Monday, August 25, 2008

Surprise... You are still not in control

Without going into too much detail... I am f'ing hilarious. {Stuck up} one and I went to dinner and walked around Park Slope on Sunday. It was fun, but I wanted it to mean something. Dating is funny, in that, I'm never sure what to expect, yet set expectations on the other person. For example, I'll go out with a guy and decide in my head after 5-minutes whether my name in fact will look good with his last. Mrs. Hopkins... ew. Then I would be the {young} ones mother and who needs that. I mean, don't get me wrong, I love her, but OMG... sorry... this is a tangent I am going to end. I spoke to the {young} one this weekend, as it was his birthday. I wanted to see him. I wanted to give him a big hug and say... lets be friends, but in actuality, I don't care either way whether we are cool or not, as that shipped has split in half and the other fish in the sea are trying to eat me alive. He was always a good dude though and could kiss.................................... loved that! I digress.

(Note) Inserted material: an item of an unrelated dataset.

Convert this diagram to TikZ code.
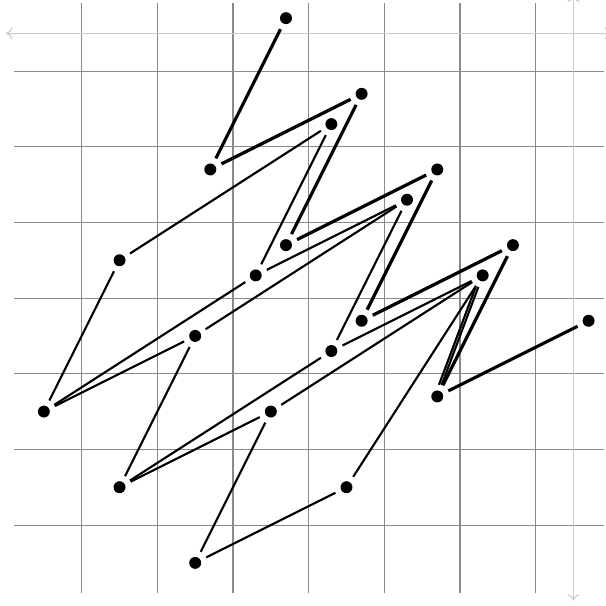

I wish I could grow him up and have him see that my way, IS IN FACT, the only way. Funny... my way is all I know and yet, it isn't quite working like I wanted it to. What do you do about that ladies and gents? No... really... what do I do? I try to put a lot of my energy into B&B, thinking this will pay off and I will have, , ALL THE ANSWERS I'VE EVER NEEDED! Not so fast, no money is being added to the pot and I am getting so tired of "no's".

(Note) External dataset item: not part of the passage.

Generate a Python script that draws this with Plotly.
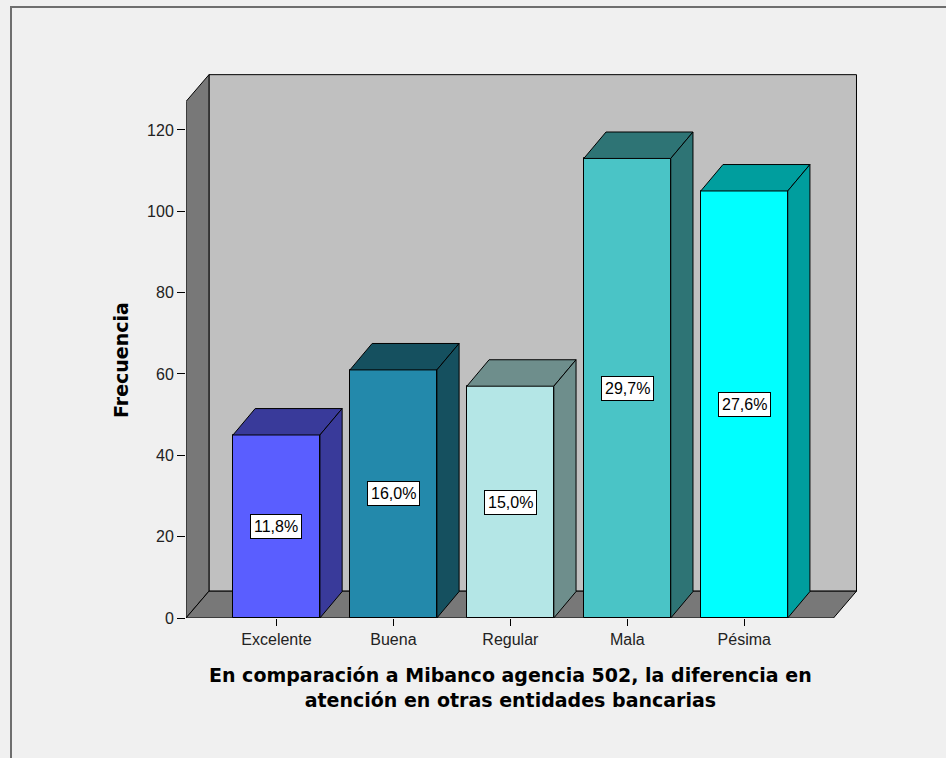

I sat an watched like a zombie, them announce that Biden was the other half of this "winning" pair. I can't!! I am a Barack supporter. I really am. In fact, I called it last March. He is smart and an affective leader, but damn it, if I'm not completely over this whole process. Recently, I wondered if he was crooked and I was just an idiot that fell into the "he's black therefore I-must-vote-Barack". I actually agree with what he stands for and get the silly suspicion he actually might do something worth standing up and clapping about. With all this in mind, who the fuck cares? How did we as a people get to a place where we put all our eggs in the political basket. These people are humans like us. Liars, story tellers, lovers, haters, cheaters, wives, husbands... Can we stop treating them like they have the secret key and we can't find our 'whole'? It is getting annoying. I get that we need leadership. In fact, I wish there was more localized version of it within our communities, but "be the change you want to see in the world". Is any of this ringing any bells?

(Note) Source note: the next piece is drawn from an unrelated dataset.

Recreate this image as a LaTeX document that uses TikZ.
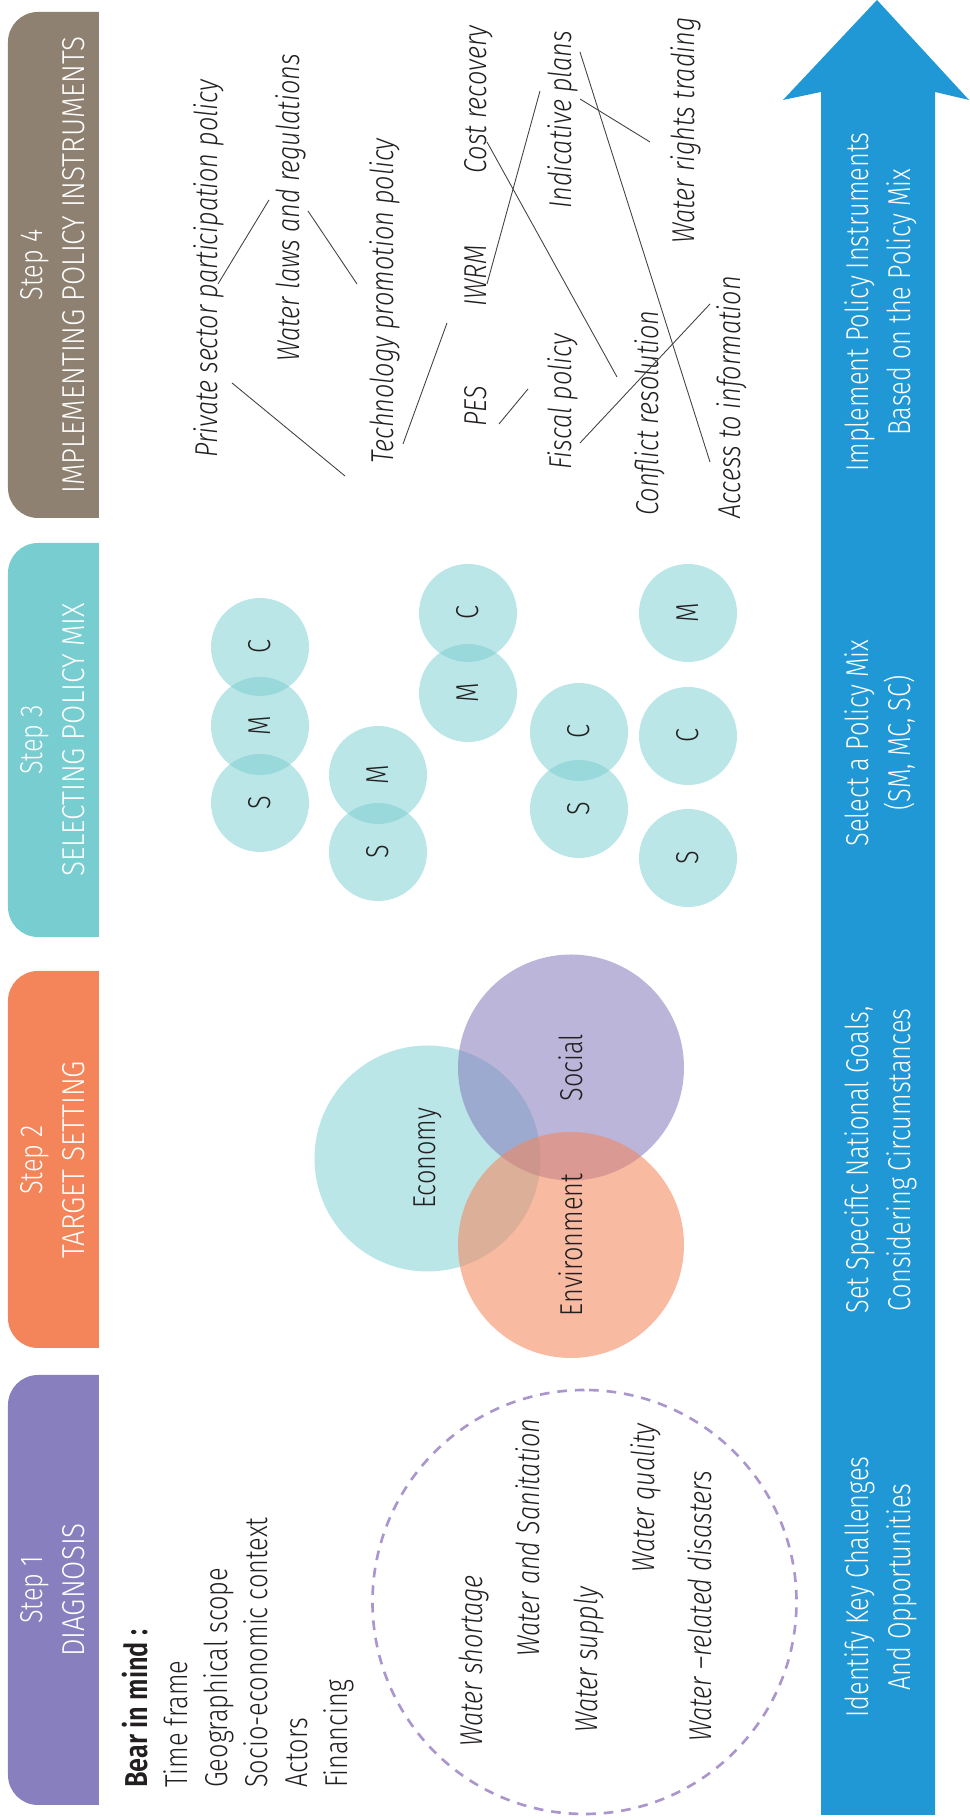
\documentclass[tikz,border=0pt]{standalone}
\usepackage{fontspec}
\setmainfont{Fira Sans Light}[FakeStretch=0.8, ItalicFont={Fira Sans Light Italic}, BoldFont={Fira Sans SemiBold}]
\newfontfamily\titlefont{Fira Sans Light}[FakeStretch=0.88]
\usetikzlibrary{calc}

\definecolor{diagnosis}{RGB}{136,128,190}
\definecolor{target}{RGB}{244,132,90}
\definecolor{mix}{RGB}{120,205,208}
\definecolor{instrument}{RGB}{142,129,113}
\definecolor{flow}{RGB}{32,152,213}
\definecolor{ink}{RGB}{35,31,32}
\definecolor{dashring}{RGB}{170,150,205}

\newcommand{\bodysize}{\fontsize{18}{24}\selectfont}

\tikzset{
  headtxt/.style={anchor=base, inner sep=0pt, text=white},
  titletxt/.style={headtxt, font=\titlefont\bodysize},
  flowtxt/.style={anchor=base, inner sep=0pt, text=white},
  mind/.style={anchor=base west, inner sep=0pt, text=ink},
  issue/.style={anchor=base west, inner sep=0pt, text=ink, font=\bodysize\itshape},
  instr/.style={anchor=base west, inner sep=0pt, text=ink, font=\bodysize\itshape},
  link/.style={draw=ink!85, line width=0.5pt},
  bubble/.style={circle, fill=mix, fill opacity=0.5, text opacity=1, text=ink,
    minimum size=19.6mm, inner sep=0pt},
  venn/.style={circle, fill=#1, text opacity=1, text=ink, minimum size=45.2mm, inner sep=0pt},
}

\begin{document}
\begin{tikzpicture}[x=0.2mm, y=0.2mm, rotate=90, transform shape, font=\bodysize]
  \newcommand{\stepbox}[3]{% left, right, colour
    \fill[#3] (#1,870) -- (#1,931) arc[start angle=180, end angle=90, radius=30]
      -- (#2-30,961) arc[start angle=90, end angle=0, radius=30] -- (#2,870) -- cycle;}
  \useasboundingbox (0,0) rectangle (1820,969);

  % ---------------------------------------------------------------- step headers
  \stepbox{15}{445}{diagnosis}
  \node[headtxt] (s1) at (230,926) {Step 1};
  \node[titletxt] (s1t) at (230,884) {DIAGNOSIS};
  \stepbox{472}{849}{target}
  \node[headtxt] (s2) at (660,926) {Step 2};
  \node[titletxt] (s2t) at (660,884) {TARGET SETTING};
  \stepbox{883}{1277}{mix}
  \node[headtxt] (s3) at (1080,926) {Step 3};
  \node[titletxt] (s3t) at (1080,884) {SELECTING POLICY MIX};
  \stepbox{1302}{1808}{instrument}
  \node[headtxt] (s4) at (1555,926) {Step 4};
  \node[titletxt] (s4t) at (1555,884) {IMPLEMENTING POLICY INSTRUMENTS};

  % ---------------------------------------------------------------- big arrow
  \fill[flow] (5,34) -- (1728,34) -- (1720,0) -- (1820,92) -- (1720,186) -- (1728,148) -- (5,148) -- cycle;
  \node[flowtxt] (g1) at (233,101) {Identify Key Challenges};
  \node[flowtxt] (g1b) at (233,59) {And Opportunities};
  \node[flowtxt] (g2) at (660,101) {Set Specific National Goals,};
  \node[flowtxt] (g2b) at (660,59) {Considering Circumstances};
  \node[flowtxt] (g3) at (1077,101) {Select a Policy Mix};
  \node[flowtxt] (g3b) at (1077,59) {(SM, MC, SC)};
  \node[flowtxt] (g4) at (1518,101) {Implement Policy Instruments};
  \node[flowtxt] (g4b) at (1518,59) {Based on the Policy Mix};

  % ---------------------------------------------------------------- step 1
  \node[mind, font=\bodysize\bfseries] (bear) at (32,821) {Bear in mind :};
  \foreach \t [count=\i] in {Time frame, Geographical scope, Socio-economic context, Actors, Financing}
    \node[mind] (m\i) at (32,{821-40*\i}) {\t};
  \draw[dashring, line width=1.5pt, dash pattern=on 5.5pt off 4.5pt] (218,384.5) circle[radius=212];
  \node[issue] (short) at (73,486) {Water shortage};
  \node[issue] (sanit) at (163,429) {Water and Sanitation};
  \node[issue] (supply) at (87,371) {Water supply};
  \node[issue] (quality) at (247,314) {Water quality};
  \node[issue] (disast) at (78,258) {Water --related disasters};

  % ---------------------------------------------------------------- step 2
  \node[venn=mix, fill opacity=0.5] (econ) at (661.5,541.5) {Economy};
  \node[venn=diagnosis, fill opacity=0.58] (social) at (752.5,398) {Social};
  \node[venn=target, fill opacity=0.56] (env) at (575,398) {Environment};

  % ---------------------------------------------------------------- step 3
  \foreach \n/\x/\y/\l in {c1c/1173/709/C, c1m/1094/709/M, c1s/1017/709/S,
      c2m/1045/591/M, c2s/968/591/S, c3c/1207/501/C, c3m/1127/501/M,
      c4c/1088/390/C, c4s/1011/390/S, c5m/1207/281/M, c5c/1084/281/C, c5s/962/281/S}
    \node[bubble] (\n) at (\x,\y) {\l};

  % ---------------------------------------------------------------- step 4
  \node[instr] (priv) at (1362,751) {Private sector participation policy};
  \node[instr] (laws) at (1458,669) {Water laws and regulations};
  \node[instr] (tech) at (1356,575) {Technology promotion policy};
  \node[instr] (cost) at (1646,482) {Cost recovery};
  \node[instr] (iwrm) at (1513,482) {IWRM};
  \node[instr] (pes) at (1393,482) {PES};
  \node[instr] (indic) at (1611,397) {Indicative plans};
  \node[instr] (fisc) at (1350,397) {Fiscal policy};
  \node[instr] (trade) at (1576,275) {Water rights trading};
  \node[instr] (confl) at (1304,311) {Conflict resolution};
  \node[instr] (access) at (1301,229) {Access to information};
  \draw[link] ($(priv.base west)+(174,0)$) -- ($(laws.base west)+(162,31)$);
  \draw[link] ($(laws.base west)+(151,-8)$) -- ($(tech.base west)+(180,37)$);
  \draw[link] ($(priv.base west)+(75,-14)$) -- ($(tech.base west)+(-12,49)$);
  \draw[link] ($(tech.base west)+(20,-9)$) -- ($(iwrm.base west)+(-16,40)$);
  \draw[link] ($(iwrm.base west)+(23,0)$) -- ($(indic.base west)+(118,32)$);
  \draw[link] ($(cost.base west)+(32,0)$) -- ($(confl.base west)+(139,41)$);
  \draw[link] ($(pes.base west)+(3,-12)$) -- ($(fisc.base west)+(81,44)$);
  \draw[link] ($(fisc.base west)+(27,-8)$) -- ($(access.base west)+(215,30)$);
  \draw[link] ($(indic.base west)+(157,-8)$) -- ($(access.base west)+(57,30)$);
  \draw[link] ($(indic.base west)+(110,-8)$) -- ($(trade.base west)+(102,44)$);
\end{tikzpicture}
\end{document}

In case you weren't counting, that is no man, no sex, crazy job, egoic leadership, weird x-boyfriends, and partridge. On top of everything else, I thought why not get crazy and lose 40 lbs. I decided to cut out some carbs. No man, no sex, crazy job, egoic leadership, weird x-boyfriends, no carbs, and that partridge. I haven't had Edy's Chocolate Ice Cream in over a week. {Stuck up} one tried to shove it down my throat yesterday and in my head I thought, "this nicca is tryin' to get me fat, barefoot and pregnant". "Stupid turd"!! Go fatten' someone else up.... I am trying to control my life here... FREAK!

Speaking of {Stuck Up}, it was nice hanging with him. I still can't figure him out or what his agenda is, but I'm going with it. You see how I regurgitated ridiculousness. "FIGURE HIM OUT" and "WHAT HIS AGENDA IS"... control yourself, woman... or stop trying all together.